Over your tracks the ibis turns his head
searching between the lines
for a better reading.


Some of these poems have appeared previously in journals and other publications, including Southerly (Aust) and The Age (Aust)


Bio: Aileen Kelly was brought up in England and studied English Literature at Cambridge University (MA Cantab). She has spent most of her adult life in Melbourne, is married and has four Australian children and a handful of grandchildren. She is an adult educator (Dip Cont Ed UNE) who has worked in return-to-study and personal development, and in in-service education for adult education tutors, for teachers and for health professionals. She now concentrates on the fields of literature and creative writing. One of her interests is in religious poetry, and other poetry that relates to the inner life, and she has run courses on poetry within programs of theological study.

She has run writing workshops and given invited readings all over the suburbs of Melbourne and country Victoria, and in England and Ireland. She was one of the presenters at this year's Country Festival of Writing in Shepparton.

Her first book of poems, Coming up for Light (Pariah Press 1994), was short-listed for the FAW-Anne Elder Award and the Victorian Premier's Award, and won the Mary Gilmore Award from the Association for the Study of Australian Literature. Since then she has been a judge for the Victorian Premier's Award and for the FAW, and she sponsors a youth poetry award for the FAW.

She was the winner of the Vincent Buckley Poetry Prize for 1998 (Australian Centre, University of Melbourne) and the resulting two-month working trip to Ireland was also partly funded by a Victorian Arts Grant.

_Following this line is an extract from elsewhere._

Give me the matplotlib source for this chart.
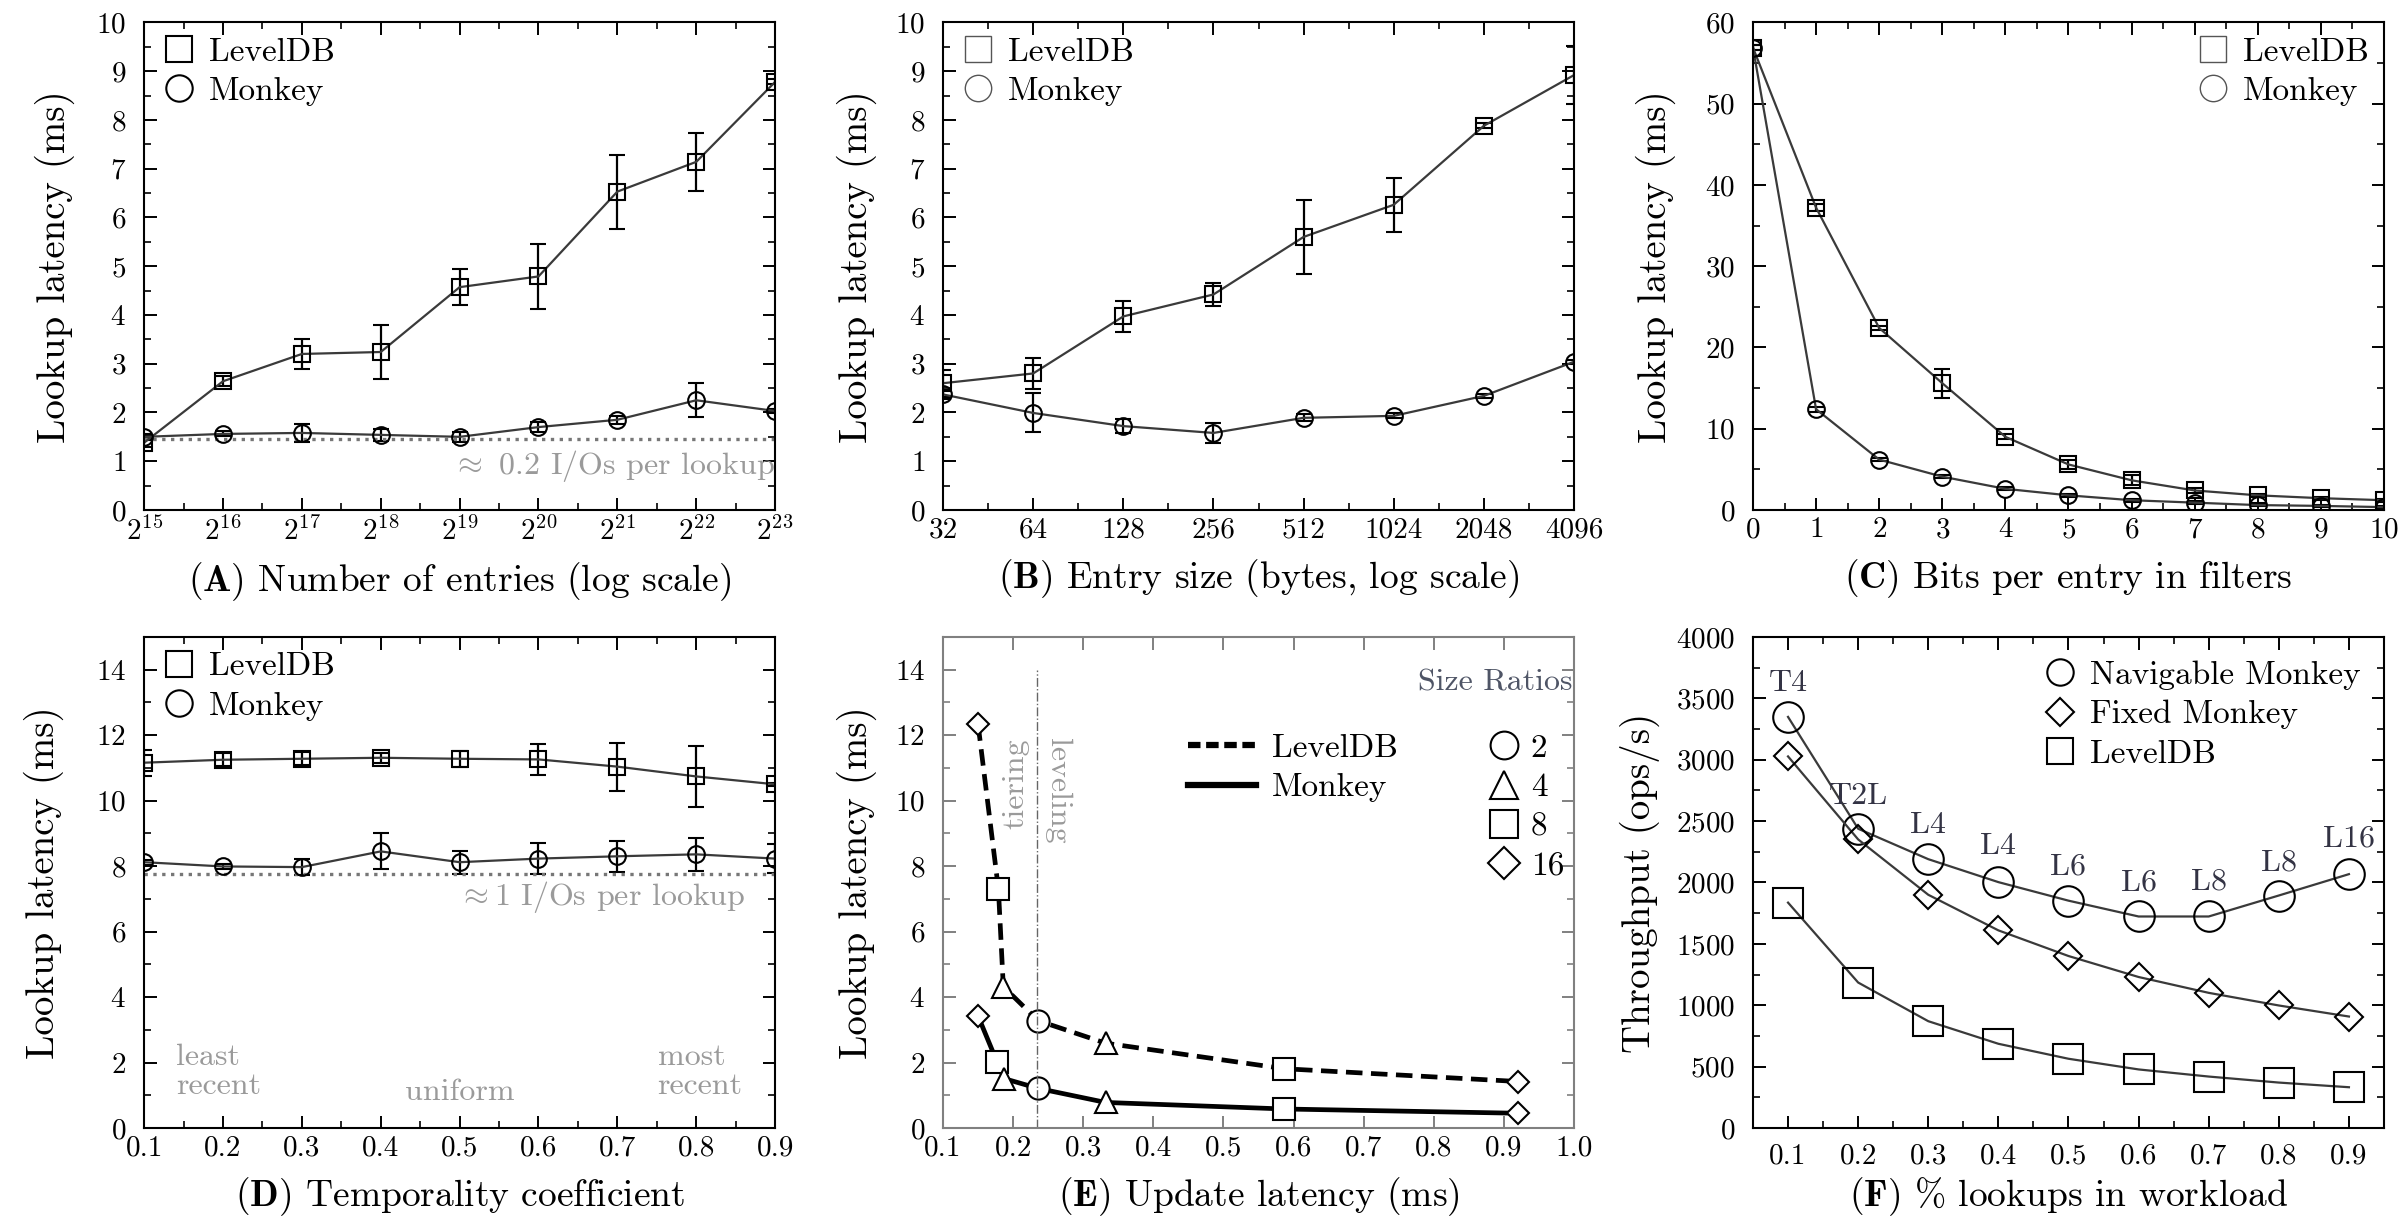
import matplotlib
matplotlib.use('Agg')
import matplotlib.pyplot as plt
from matplotlib.lines import Line2D
from matplotlib.ticker import FixedLocator, FixedFormatter, MultipleLocator, FormatStrFormatter

plt.rcParams['font.family'] = 'serif'
plt.rcParams['font.serif'] = ['cmr10']
plt.rcParams['mathtext.fontset'] = 'cm'
plt.rcParams['axes.unicode_minus'] = False
plt.rcParams['axes.formatter.use_mathtext'] = True

# (A) number of entries
entries = [2**15, 2**16, 2**17, 2**18, 2**19, 2**20, 2**21, 2**22, 2**23]
a_level = [1.38, 2.64, 3.20, 3.24, 4.57, 4.79, 6.53, 7.14, 8.78]
a_level_err = [0.08, 0.10, 0.31, 0.55, 0.37, 0.67, 0.76, 0.59, 0.05]
a_monkey = [1.50, 1.56, 1.58, 1.54, 1.50, 1.70, 1.85, 2.25, 2.03]
a_monkey_err = [0.06, 0.05, 0.19, 0.12, 0.10, 0.10, 0.08, 0.35, 0.04]
a_floor = 1.46

# (B) entry size
entry_size = [32, 64, 128, 256, 512, 1024, 2048, 4096]
b_level = [2.60, 2.80, 3.97, 4.42, 5.60, 6.26, 7.88, 8.92]
b_level_err = [0.28, 0.32, 0.32, 0.24, 0.75, 0.55, 0.05, 0.60]
b_monkey = [2.37, 1.99, 1.72, 1.58, 1.89, 1.93, 2.34, 3.04]
b_monkey_err = [0.10, 0.40, 0.15, 0.20, 0.07, 0.05, 0.04, 0.04]

# (C) bits per entry
bits = [0, 1, 2, 3, 4, 5, 6, 7, 8, 9, 10]
c_level = [56.9, 37.2, 22.4, 15.6, 9.0, 5.6, 3.65, 2.4, 1.8, 1.45, 1.2]
c_level_err = [0.3, 0.4, 0.3, 1.8, 0.3, 0.6, 0.6, 0.3, 0.2, 0.2, 0.2]
c_monkey = [56.9, 12.4, 6.2, 4.1, 2.6, 1.8, 1.2, 0.9, 0.6, 0.5, 0.35]
c_monkey_err = [0.3, 0.3, 0.2, 0.2, 0.2, 0.2, 0.2, 0.2, 0.1, 0.1, 0.1]

# (D) temporality
temporality = [0.1, 0.2, 0.3, 0.4, 0.5, 0.6, 0.7, 0.8, 0.9]
d_level = [11.16, 11.25, 11.28, 11.31, 11.28, 11.26, 11.04, 10.74, 10.50]
d_level_err = [0.40, 0.20, 0.20, 0.15, 0.25, 0.47, 0.73, 0.92, 0.05]
d_monkey = [8.12, 7.99, 7.97, 8.45, 8.12, 8.23, 8.30, 8.36, 8.23]
d_monkey_err = [0.08, 0.08, 0.25, 0.55, 0.35, 0.47, 0.48, 0.50, 0.45]
d_floor = 7.76

# (E) update vs lookup latency, points ordered by update latency
e_markers = ['D', 's', '^', 'o', '^', 's', 'D']
e_level_x = [0.150, 0.179, 0.186, 0.2355, 0.332, 0.587, 0.920]
e_level_y = [12.33, 7.30, 4.32, 3.28, 2.59, 1.81, 1.42]
e_monkey_x = [0.150, 0.177, 0.187, 0.2355, 0.332, 0.587, 0.920]
e_monkey_y = [3.42, 2.02, 1.51, 1.21, 0.78, 0.58, 0.45]
e_split = 0.234
size_ratios = ['2', '4', '8', '16']
size_markers = ['o', '^', 's', 'D']

# (F) throughput
lookups = [0.1, 0.2, 0.3, 0.4, 0.5, 0.6, 0.7, 0.8, 0.9]
f_nav = [3349, 2438, 2190, 2003, 1852, 1723, 1723, 1894, 2068]
f_fixed = [3027, 2351, 1900, 1610, 1401, 1230, 1101, 998, 908]
f_level = [1836, 1185, 870, 686, 564, 477, 419, 370, 332]
f_tags = ['T4', 'T2L', 'L4', 'L4', 'L6', 'L6', 'L8', 'L8', 'L16']
f_tag_y = [3623, 2705, 2464, 2293, 2132, 1997, 2003, 2158, 2358]

LINE = '#3a3a3a'
GRAY = '#9a9a9a'
TICK_FS = 21
LAB_FS = 27
YLAB_FS = 28
LEG_FS = 24
NOTE_FS = 23

fig = plt.figure(figsize=(24.02, 12.25), dpi=100)
W = 0.2627
TOP_B, TOP_H = 0.5837, 0.3980
BOT_B, BOT_H = 0.0792, 0.4008
axA = fig.add_axes([0.0600, TOP_B, W, TOP_H])
axB = fig.add_axes([0.3926, TOP_B, W, TOP_H])
axC = fig.add_axes([0.7298, TOP_B, W, TOP_H])
axD = fig.add_axes([0.0600, BOT_B, W, BOT_H])
axE = fig.add_axes([0.3926, BOT_B, W, BOT_H])
axF = fig.add_axes([0.7298, BOT_B, W, BOT_H])


def style(ax, xlabel, ylabel, ypad, spine='black', xtick_pad=5, xpad=10):
    ax.tick_params(which='both', direction='in', top=True, right=True,
                   labelsize=TICK_FS, colors=spine, labelcolor='black')
    ax.tick_params(which='major', length=9, width=1.4)
    ax.tick_params(which='minor', length=5, width=1.2)
    ax.tick_params(axis='y', which='major', pad=13)
    ax.tick_params(axis='x', which='major', pad=xtick_pad)
    for s in ax.spines.values():
        s.set_color(spine)
        s.set_linewidth(1.5)
    ax.set_xlabel(xlabel, fontsize=LAB_FS, labelpad=xpad)
    ax.set_ylabel(ylabel, fontsize=YLAB_FS, labelpad=ypad)


def series(ax, x, y, err, marker):
    ax.errorbar(x, y, yerr=err, color=LINE, lw=1.6, marker=marker, ms=12,
                mfc='none', mec='black', mew=1.5, ecolor='black',
                elinewidth=1.6, capsize=5.5, capthick=1.6)


def pair_legend(ax, loc, faint=False):
    ec = '#555555' if faint else 'black'
    mw = 1.0 if faint else 1.5
    h = [Line2D([], [], ls='none', marker='s', ms=19, mfc='none', mec=ec, mew=mw),
         Line2D([], [], ls='none', marker='o', ms=19, mfc='none', mec=ec, mew=mw)]
    ax.legend(h, ['LevelDB', 'Monkey'], loc=loc, frameon=False, fontsize=LEG_FS,
              handlelength=1.2, handletextpad=0.3, labelspacing=0.3,
              borderaxespad=0.15, borderpad=0.3)


ylab = 'Lookup latency (ms)'

# A
series(axA, entries, a_level, a_level_err, 's')
series(axA, entries, a_monkey, a_monkey_err, 'o')
axA.set_xscale('log', base=2)
axA.set_xlim(entries[0], entries[-1])
axA.set_ylim(0, 10)
axA.xaxis.set_major_locator(FixedLocator(entries))
axA.xaxis.set_major_formatter(FixedFormatter([r'$2^{%d}$' % k for k in range(15, 24)]))
axA.xaxis.set_minor_locator(FixedLocator([e * 2**0.5 for e in entries[:-1]]))
axA.xaxis.set_minor_formatter(FixedFormatter([]))
axA.yaxis.set_major_locator(MultipleLocator(1))
axA.yaxis.set_minor_locator(MultipleLocator(0.5))
axA.axhline(a_floor, color='#777777', ls=':', lw=2.4)
axA.text(entries[-1], 0.9, r'$\approx$ 0.2 I/Os per lookup', color=GRAY,
         fontsize=NOTE_FS, ha='right', va='center')
pair_legend(axA, 'upper left')
style(axA, r'$\mathbf{(A)}$ Number of entries (log scale)', ylab, 15)

# B
series(axB, entry_size, b_level, b_level_err, 's')
series(axB, entry_size, b_monkey, b_monkey_err, 'o')
axB.set_xscale('log', base=2)
axB.set_xlim(entry_size[0], entry_size[-1])
axB.set_ylim(0, 10)
axB.xaxis.set_major_locator(FixedLocator(entry_size))
axB.xaxis.set_major_formatter(FixedFormatter([str(v) for v in entry_size]))
axB.xaxis.set_minor_locator(FixedLocator([e * 2**0.5 for e in entry_size[:-1]]))
axB.xaxis.set_minor_formatter(FixedFormatter([]))
axB.yaxis.set_major_locator(MultipleLocator(1))
axB.yaxis.set_minor_locator(MultipleLocator(0.5))
pair_legend(axB, 'upper left', faint=True)
style(axB, r'$\mathbf{(B)}$ Entry size (bytes, log scale)', ylab, 13)

# C
series(axC, bits, c_level, c_level_err, 's')
series(axC, bits, c_monkey, c_monkey_err, 'o')
axC.set_xlim(0, 10)
axC.set_ylim(0, 60)
axC.xaxis.set_major_locator(MultipleLocator(1))
axC.xaxis.set_minor_locator(MultipleLocator(0.5))
axC.yaxis.set_major_locator(MultipleLocator(10))
axC.yaxis.set_minor_locator(MultipleLocator(5))
pair_legend(axC, 'upper right', faint=True)
style(axC, r'$\mathbf{(C)}$ Bits per entry in filters', ylab, 21)

# D
series(axD, temporality, d_level, d_level_err, 's')
series(axD, temporality, d_monkey, d_monkey_err, 'o')
axD.set_xlim(0.1, 0.9)
axD.set_ylim(0, 15)
axD.xaxis.set_major_locator(MultipleLocator(0.1))
axD.xaxis.set_minor_locator(MultipleLocator(0.05))
axD.xaxis.set_major_formatter(FormatStrFormatter('%.1f'))
axD.yaxis.set_major_locator(MultipleLocator(2))
axD.yaxis.set_minor_locator(MultipleLocator(1))
axD.axhline(d_floor, color='#777777', ls=':', lw=2.4)
axD.text(0.862, 7.06, r'$\approx$1 I/Os per lookup', color=GRAY,
         fontsize=NOTE_FS, ha='right', va='center')
axD.text(0.1406, 1.72, 'least\nrecent', color=GRAY, fontsize=NOTE_FS,
         ha='left', va='center', linespacing=1.05)
axD.text(0.5, 1.1, 'uniform', color=GRAY, fontsize=NOTE_FS,
         ha='center', va='center')
axD.text(0.751, 1.72, 'most\nrecent', color=GRAY, fontsize=NOTE_FS,
         ha='left', va='center', linespacing=1.05)
pair_legend(axD, 'upper left')
style(axD, r'$\mathbf{(D)}$ Temporality coefficient', ylab, 23)

# E
axE.plot(e_level_x, e_level_y, color='black', lw=3.4, ls=(0, (3.5, 1.8)))
axE.plot(e_monkey_x, e_monkey_y, color='black', lw=3.4)
for xv, yv, m in zip(e_level_x, e_level_y, e_markers):
    axE.plot(xv, yv, ls='none', marker=m, ms=16 if m != 'D' else 11,
             mfc='white', mec='black', mew=1.5)
for xv, yv, m in zip(e_monkey_x, e_monkey_y, e_markers):
    axE.plot(xv, yv, ls='none', marker=m, ms=16 if m != 'D' else 11,
             mfc='white', mec='black', mew=1.5)
axE.plot([e_split, e_split], [0, 14], color='#666666', lw=1.0, ls='-.')
axE.text(0.204, 11.9, 'tiering', rotation=90, color=GRAY, fontsize=NOTE_FS,
         ha='center', va='top')
axE.text(0.263, 11.9, 'leveling', rotation=-90, color=GRAY, fontsize=NOTE_FS,
         ha='center', va='top')
axE.set_xlim(0.1, 1.0)
axE.set_ylim(0, 15)
axE.xaxis.set_major_locator(MultipleLocator(0.1))
axE.xaxis.set_major_formatter(FormatStrFormatter('%.1f'))
axE.yaxis.set_major_locator(MultipleLocator(2))
axE.yaxis.set_minor_locator(MultipleLocator(1))
leg1 = axE.legend([Line2D([], [], color='black', lw=4.5, ls=(0, (2.0, 0.9))),
                   Line2D([], [], color='black', lw=4.5)],
                  ['LevelDB', 'Monkey'], loc='upper left',
                  bbox_to_anchor=(0.34, 0.864), frameon=False, fontsize=LEG_FS,
                  handlelength=2.06, handletextpad=0.48, labelspacing=0.3)
axE.add_artist(leg1)
axE.legend([Line2D([], [], ls='none', marker=m, ms=20 if m != 'D' else 16,
                   mfc='none', mec='black', mew=1.5) for m in size_markers],
           size_ratios, loc='upper left', bbox_to_anchor=(0.81, 0.864),
           frameon=False, fontsize=LEG_FS, handlelength=1.2, handletextpad=0.2,
           labelspacing=0.3)
axE.text(0.998, 13.6, 'Size Ratios', color='#4f5566', fontsize=NOTE_FS,
         ha='right', va='center')
style(axE, r'$\mathbf{(E)}$ Update latency (ms)', ylab, 13, spine='#808080')

# F
axF.plot(lookups, f_nav, color=LINE, lw=1.6, marker='o', ms=22,
         mfc='none', mec='black', mew=1.5)
axF.plot(lookups, f_fixed, color=LINE, lw=1.6, marker='D', ms=14,
         mfc='none', mec='black', mew=1.5)
axF.plot(lookups, f_level, color=LINE, lw=1.6, marker='s', ms=22,
         mfc='none', mec='black', mew=1.5)
for xv, yv, t in zip(lookups, f_tag_y, f_tags):
    axF.text(xv, yv, t, fontsize=NOTE_FS, color='#333344', ha='center', va='center')
axF.set_xlim(0.05, 0.95)
axF.set_ylim(0, 4000)
axF.xaxis.set_major_locator(FixedLocator(lookups))
axF.xaxis.set_major_formatter(FormatStrFormatter('%.1f'))
axF.xaxis.set_minor_locator(FixedLocator([v + 0.05 for v in lookups[:-1]]))
axF.yaxis.set_major_locator(MultipleLocator(500))
axF.yaxis.set_minor_locator(MultipleLocator(250))
axF.legend([Line2D([], [], ls='none', marker='o', ms=19, mfc='none', mec='black', mew=1.5),
            Line2D([], [], ls='none', marker='D', ms=14, mfc='none', mec='black', mew=1.5),
            Line2D([], [], ls='none', marker='s', ms=19, mfc='none', mec='black', mew=1.5)],
           ['Navigable Monkey', 'Fixed Monkey', 'LevelDB'], loc='upper right',
           frameon=False, fontsize=LEG_FS, handlelength=1.2, handletextpad=0.3,
           labelspacing=0.3, borderaxespad=0.3)
style(axF, r'$\mathbf{(F)}$ % lookups in workload', 'Throughput (ops/s)', 11,
      xtick_pad=11, xpad=4)

fig.savefig('out.png', dpi=100)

Her poetry has appeared in many significant Australian journals including The Age, The Australian, The Canberra Times, Eureka Street, LiNQ, Meanjin, Poetrix, Overland, Poetry Monash, Quadrant, Southerly and Westerly, and journals in the USA, UK and Ireland. Her work is represented in a number of high school texts, and in anthologies including: Anthology of Australian Religious Poetry ed. Les A. Murray (Collins Dove 1991), Chapters into Verse ed. Atwan & Wieder (OUP USA 1993), Divine Inspiration ed. Atwan et al (OUP USA 1998), Family Ties ed. Jennifer Strauss (OUP Australia 1998), Australian Verse: an Oxford Anthology ed. Leonard (OUP Australia 1998)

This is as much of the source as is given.